Specific guidance from charity regulators such as the Charity Commission and the Fundraising Regulator is, at this time, confined to preliminary blogs only which, whilst recognising there may be opportunities, highlight that this remains an emerging area where policy (and law) is yet to be defined.
Undoubtedly, whilst there may be many positive uses and potential uses of cryptocurrency (and other cryptoassets) for good, there are also significant opportunities for criminal activity, on a global scale, hence the associated money laundering risks and reputational risk of association for charities (and other organisations) when things go wrong. In the UK, whilst the government set out plans in April 2022 to make the UK a global cryptoasset technology hub, it remains the case that cryptoassets are largely unregulated.
For individuals, the Financial Conduct Authority (FCA) considers cryptoassets to be “very high risk, speculative investments” with the clear warning that “…if you invest in cryptoassets, you should be prepared to lose all your money”.
Unsurprisingly, in the aftermath of the FTX exchange, banks have been keen to reiterate this warning to their customers, in many cases introducing restrictions on purchasing cryptocurrency (such as limits on card payments made to crypto exchanges from current accounts, and prohibiting payments from credit cards and to certain cryptocurrency firms) to the extent such activity was not already restricted.
Joint consultation
Meanwhile, HM Treasury and the Bank of England published a joint consultation in February of this year looking at the potential case for a blockchain based UK central bank digital currency – a “digital pound”, akin to pound sterling – which would be a new form of digital money for households and businesses. Any such digital pound, also referred to as “Britcoin”, would not be a cryptocurrency or cryptoasset.
Rather than being issued in the private sector, it would be issued by the Bank of England and government backed. Crucially, this would give the digital pound a stable value (the same as cash), in contrast to the high volatility associated with cryptocurrencies such as Bitcoin.
Interest in blockchain technology and associated use cases runs high, and charity trustees need to remain alert to developments if they want to be involved in this area (either directly, through operational use cases, or as recipients of associated assets or funds).

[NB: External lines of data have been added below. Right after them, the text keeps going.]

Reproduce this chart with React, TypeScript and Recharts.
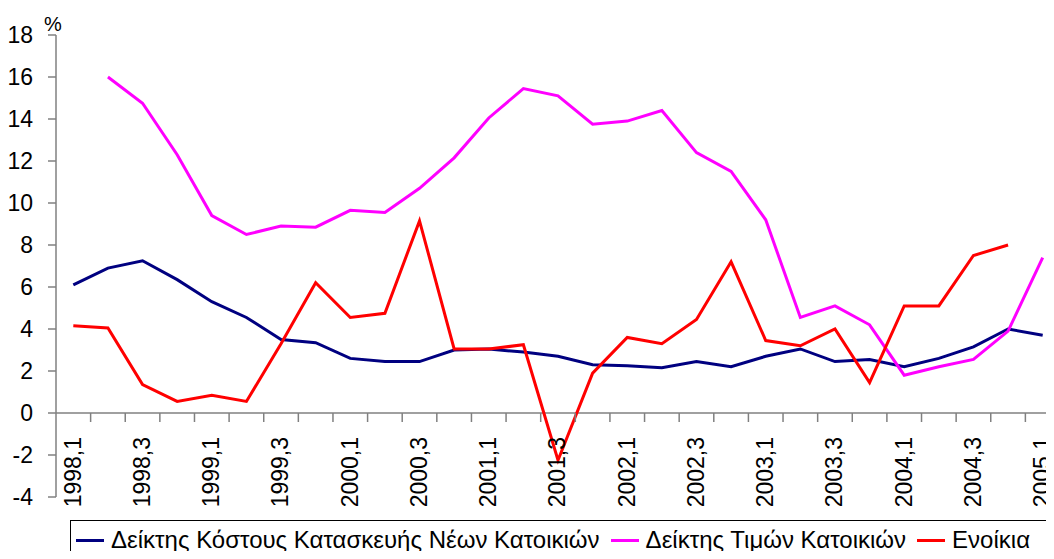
import { LineChart, Line, XAxis, YAxis, ReferenceLine, Legend } from "recharts";

const quarters = [
  "1998,1", "1998,2", "1998,3", "1998,4",
  "1999,1", "1999,2", "1999,3", "1999,4",
  "2000,1", "2000,2", "2000,3", "2000,4",
  "2001,1", "2001,2", "2001,3", "2001,4",
  "2002,1", "2002,2", "2002,3", "2002,4",
  "2003,1", "2003,2", "2003,3", "2003,4",
  "2004,1", "2004,2", "2004,3", "2004,4",
  "2005,1",
];

// Δείκτης Κόστους Κατασκευής Νέων Κατοικιών
const constructionCost = [
  6.1, 6.9, 7.25, 6.35, 5.3, 4.55, 3.5, 3.35, 2.6, 2.45, 2.45, 3.0, 3.05, 2.9,
  2.7, 2.3, 2.25, 2.15, 2.45, 2.2, 2.7, 3.05, 2.45, 2.55, 2.2, 2.6, 3.15, 4.0, 3.7,
];

// Δείκτης Τιμών Κατοικιών
const housePrices = [
  null, 16.0, 14.75, 12.3, 9.4, 8.5, 8.9, 8.85, 9.65, 9.55, 10.7, 12.15, 14.05,
  15.45, 15.1, 13.75, 13.9, 14.4, 12.4, 11.5, 9.2, 4.55, 5.1, 4.2, 1.8, 2.2, 2.55,
  3.9, 7.4,
];

// Ενοίκια
const rents = [
  4.15, 4.05, 1.35, 0.55, 0.85, 0.55, 3.3, 6.2, 4.55, 4.75, 9.15, 3.05, 3.05,
  3.25, -2.25, 1.9, 3.6, 3.3, 4.45, 7.2, 3.45, 3.2, 4.0, 1.45, 5.1, 5.1, 7.5,
  8.0, null,
];

const yTicks = [-4, -2, 0, 2, 4, 6, 8, 10, 12, 14, 16, 18];

const data = quarters.map((q, i) => ({
  q,
  cost: constructionCost[i],
  price: housePrices[i],
  rent: rents[i],
}));

const FONT = "'Liberation Sans', Arial, sans-serif";
const AXIS_GRAY = "#808080";

const CHART_W = 1060;
const CHART_H = 559;
const Y_AXIS_W = 56;
const M_TOP = 35;
const PLOT_H = 462;
const LEGEND_H = 40;
const XAXIS_H = 1;
const M_BOTTOM = CHART_H - M_TOP - PLOT_H - LEGEND_H - XAXIS_H;
const PLOT_W = CHART_W - Y_AXIS_W;
const STEP = PLOT_W / quarters.length;
const Y_MIN = -4;
const Y_MAX = 18;
const ZERO_Y = M_TOP + (Y_MAX / (Y_MAX - Y_MIN)) * PLOT_H;

const renderXTick = (props: any) => {
  const { x, index, payload } = props;
  return (
    <g>
      <line
        x1={x + STEP / 2}
        x2={x + STEP / 2}
        y1={ZERO_Y}
        y2={ZERO_Y + 9}
        stroke={AXIS_GRAY}
        strokeWidth={1.5}
      />
      {index % 2 === 0 && (
        <text
          x={0}
          y={0}
          dy="0.32em"
          transform={`translate(${x},${ZERO_Y + 24}) rotate(-90)`}
          textAnchor="end"
          fontSize={23}
          fontFamily={FONT}
          fill="#000"
        >
          {payload.value}
        </text>
      )}
    </g>
  );
};

const renderLegend = (props: any) => {
  const { payload } = props;
  return (
    <div
      style={{
        boxSizing: "border-box",
        height: LEGEND_H,
        border: "1px solid #000",
        background: "#fff",
        display: "flex",
        alignItems: "center",
        paddingLeft: 5,
        fontSize: 24,
        fontFamily: FONT,
        color: "#000",
        whiteSpace: "nowrap",
      }}
    >
      {payload.map((item: any) => (
        <div
          key={item.value}
          style={{ display: "flex", alignItems: "center", marginRight: 11 }}
        >
          <span
            style={{
              display: "inline-block",
              width: 28,
              height: 3,
              background: item.color,
              marginRight: 7,
            }}
          />
          <span>{item.value}</span>
        </div>
      ))}
    </div>
  );
};

export default function App() {
  return (
    <div
      style={{
        margin: -8,
        width: 1054,
        height: 559,
        overflow: "hidden",
        position: "relative",
        background: "#fff",
        fontFamily: FONT,
      }}
    >
      <LineChart
        width={CHART_W}
        height={CHART_H}
        data={data}
        margin={{ top: M_TOP, right: 0, left: 0, bottom: M_BOTTOM }}
      >
        <XAxis
          dataKey="q"
          interval={0}
          height={XAXIS_H}
          axisLine={false}
          tickLine={false}
          padding={{ left: STEP / 2, right: STEP / 2 }}
          tick={renderXTick}
        />
        <YAxis
          width={Y_AXIS_W}
          domain={[Y_MIN, Y_MAX]}
          ticks={yTicks}
          interval={0}
          allowDataOverflow
          axisLine={{ stroke: AXIS_GRAY, strokeWidth: 1.5 }}
          tickLine={{ stroke: AXIS_GRAY, strokeWidth: 1.5 }}
          tickSize={8}
          tickMargin={15}
          tick={{ fontSize: 23, fontFamily: FONT, fill: "#000" }}
          label={{
            content: (p: any) => (
              <text
                x={p.viewBox.x + p.viewBox.width - 3}
                y={p.viewBox.y - 4}
                textAnchor="middle"
                fontSize={20}
                fontFamily={FONT}
                fill="#000"
              >
                %
              </text>
            ),
          }}
        />
        <ReferenceLine y={0} stroke={AXIS_GRAY} strokeWidth={1.5} />
        <Line
          type="linear"
          dataKey="cost"
          name="Δείκτης Κόστους Κατασκευής Νέων Κατοικιών"
          stroke="#000080"
          strokeWidth={3}
          dot={false}
          isAnimationActive={false}
        />
        <Line
          type="linear"
          dataKey="price"
          name="Δείκτης Τιμών Κατοικιών"
          stroke="#FF00FF"
          strokeWidth={3}
          dot={false}
          isAnimationActive={false}
        />
        <Line
          type="linear"
          dataKey="rent"
          name="Ενοίκια"
          stroke="#FF0000"
          strokeWidth={3}
          dot={false}
          isAnimationActive={false}
        />
        <Legend
          content={renderLegend}
          width={978}
          wrapperStyle={{ left: 70, top: 520, width: 978, height: LEGEND_H }}
        />
      </LineChart>
    </div>
  );
}
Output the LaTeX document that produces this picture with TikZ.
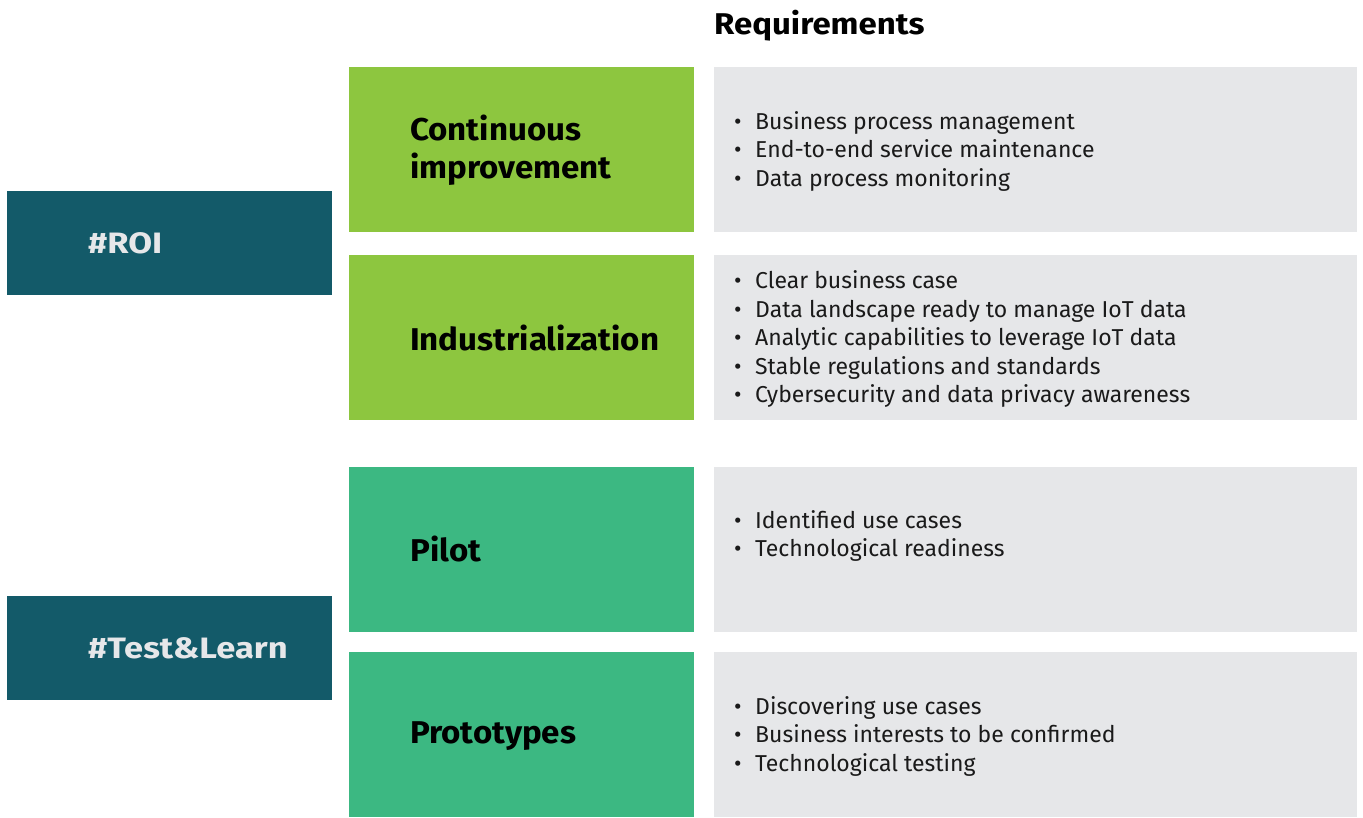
\documentclass[tikz,border=0pt]{standalone}
\usepackage{fontspec}
\setmainfont{Fira Sans}
\newfontfamily\phasefont[FakeStretch=1.05]{Fira Sans}
\newfontfamily\tagfont[FakeStretch=1.17]{Fira Sans}
\newfontfamily\titlefont[FakeStretch=1.1]{Fira Sans}
\definecolor{teal}{HTML}{135A69}
\definecolor{lgreen}{HTML}{8DC63F}
\definecolor{mgreen}{HTML}{3CB882}
\definecolor{lgrey}{HTML}{E6E7E9}
\definecolor{txt}{HTML}{1A1A1A}
\begin{document}
\begin{tikzpicture}[x=1pt,y=-1pt,
  tagbox/.style={fill=teal, draw=none, inner sep=0, minimum width=325pt, minimum height=104pt, anchor=north west},
  phase/.style={fill=#1, draw=none, inner sep=0, minimum width=345pt, minimum height=165pt, anchor=north west},
  reqbox/.style={fill=lgrey, draw=none, inner sep=0, minimum width=643pt, minimum height=165pt, anchor=north west},
  taglabel/.style={anchor=west, inner sep=0, text=lgrey, font=\tagfont\fontsize{29.5}{34}\selectfont\bfseries},
  phaselabel/.style={anchor=west, inner sep=0, text=black, align=left, font=\phasefont\fontsize{31.5}{38}\selectfont\bfseries},
  reqlist/.style={anchor=west, inner sep=0, text=txt, align=left, font=\fontsize{23}{28.5}\selectfont},
]
\useasboundingbox (0,0) rectangle (1363,817);
\newcommand{\itm}[1]{\makebox[21pt][l]{•}#1}

\node[anchor=base west, inner sep=0, font=\titlefont\fontsize{30}{36}\selectfont\bfseries] (title) at (714,34) {Requirements};

\node[tagbox] (roi) at (7,191) {};
\node[taglabel] (roiL) at (88,243) {\#ROI};
\node[tagbox] (tl) at (7,596) {};
\node[taglabel] (tlL) at (88,648) {\#Test\&Learn};

\node[phase=lgreen] (ci) at (349,67) {};
\node[phase=lgreen] (ind) at (349,255) {};
\node[phase=mgreen] (pil) at (349,467) {};
\node[phase=mgreen] (pro) at (349,652) {};

\node[phaselabel] (ciL) at (410,150) {Continuous\\improvement};
\node[phaselabel] (indL) at (410,338) {Industrialization};
\node[phaselabel] (pilL) at (410,549) {Pilot};
\node[phaselabel] (proL) at (410,736) {Prototypes};

\node[reqbox] (r1) at (714,67) {};
\node[reqbox] (r2) at (714,255) {};
\node[reqbox] (r3) at (714,467) {};
\node[reqbox] (r4) at (714,652) {};

\node[reqlist] (r1L) at (734,151) {\itm{Business process management}\\\itm{End-to-end service maintenance}\\\itm{Data process monitoring}};
\node[reqlist] (r2L) at (734,339) {\itm{Clear business case}\\\itm{Data landscape ready to manage IoT data}\\\itm{Analytic capabilities to leverage IoT data}\\\itm{Stable regulations and standards}\\\itm{Cybersecurity and data privacy awareness}};
\node[reqlist] (r3L) at (734,536) {\itm{Identified use cases}\\\itm{Technological readiness}};
\node[reqlist] (r4L) at (734,736) {\itm{Discovering use cases}\\\itm{Business interests to be confirmed}\\\itm{Technological testing}};
\end{tikzpicture}
\end{document}
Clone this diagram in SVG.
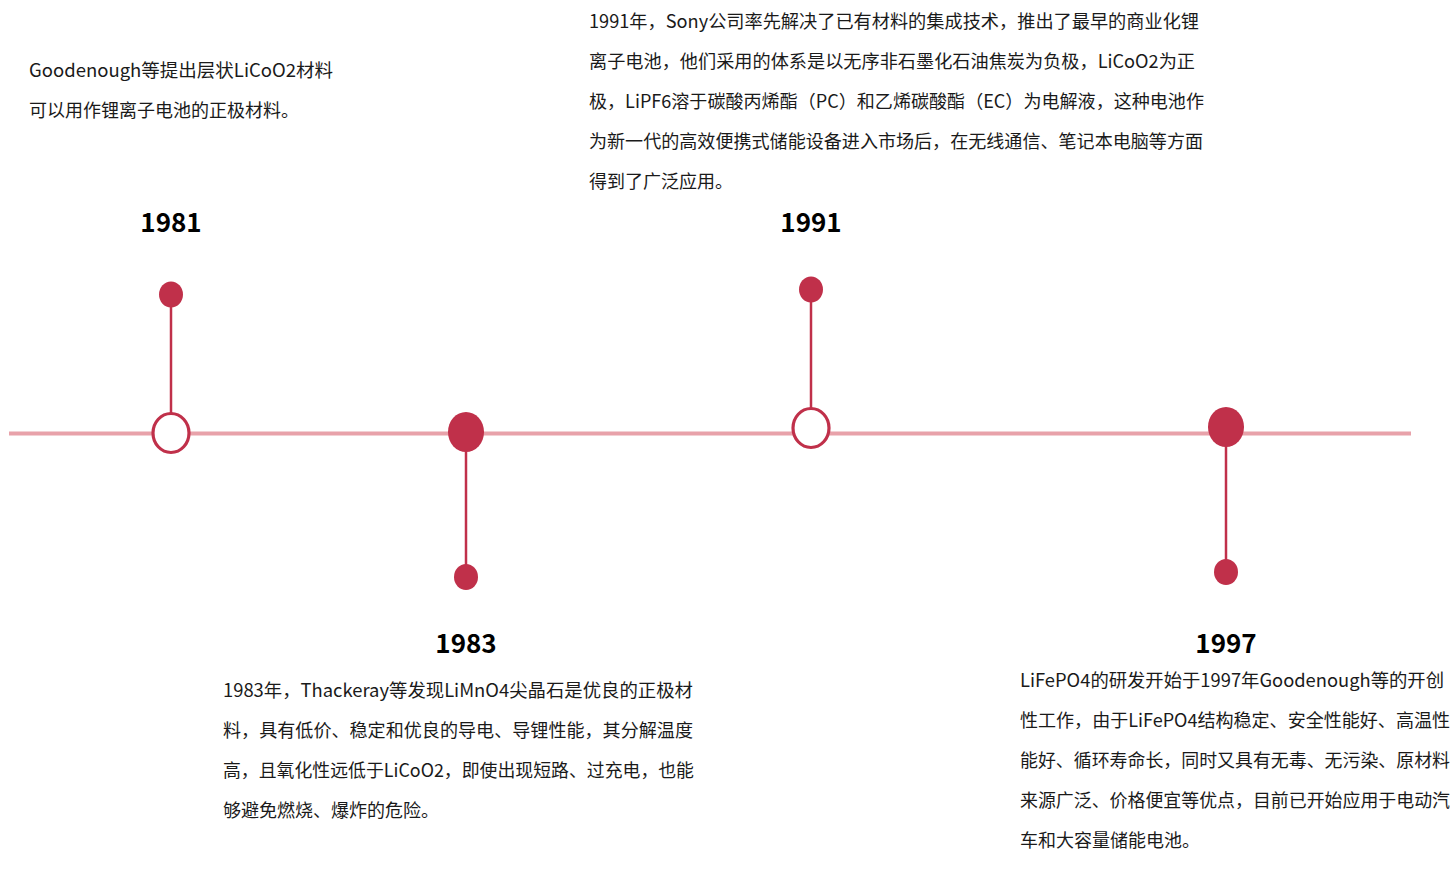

Overall, charities and their trustees should remain cautious in relation to how they might interact with cryptocurrencies and associated technologies, as well as organisations connected with those technologies. As the collapse of FTX has shown, this area remains largely unregulated and – as with any industry with the potential for high gains – is susceptible to bad players, no matter how good their intentions may appear to have been. The usual principles of good governance apply and, if trustees follow those principles, they will protect themselves from challenge should things go wrong.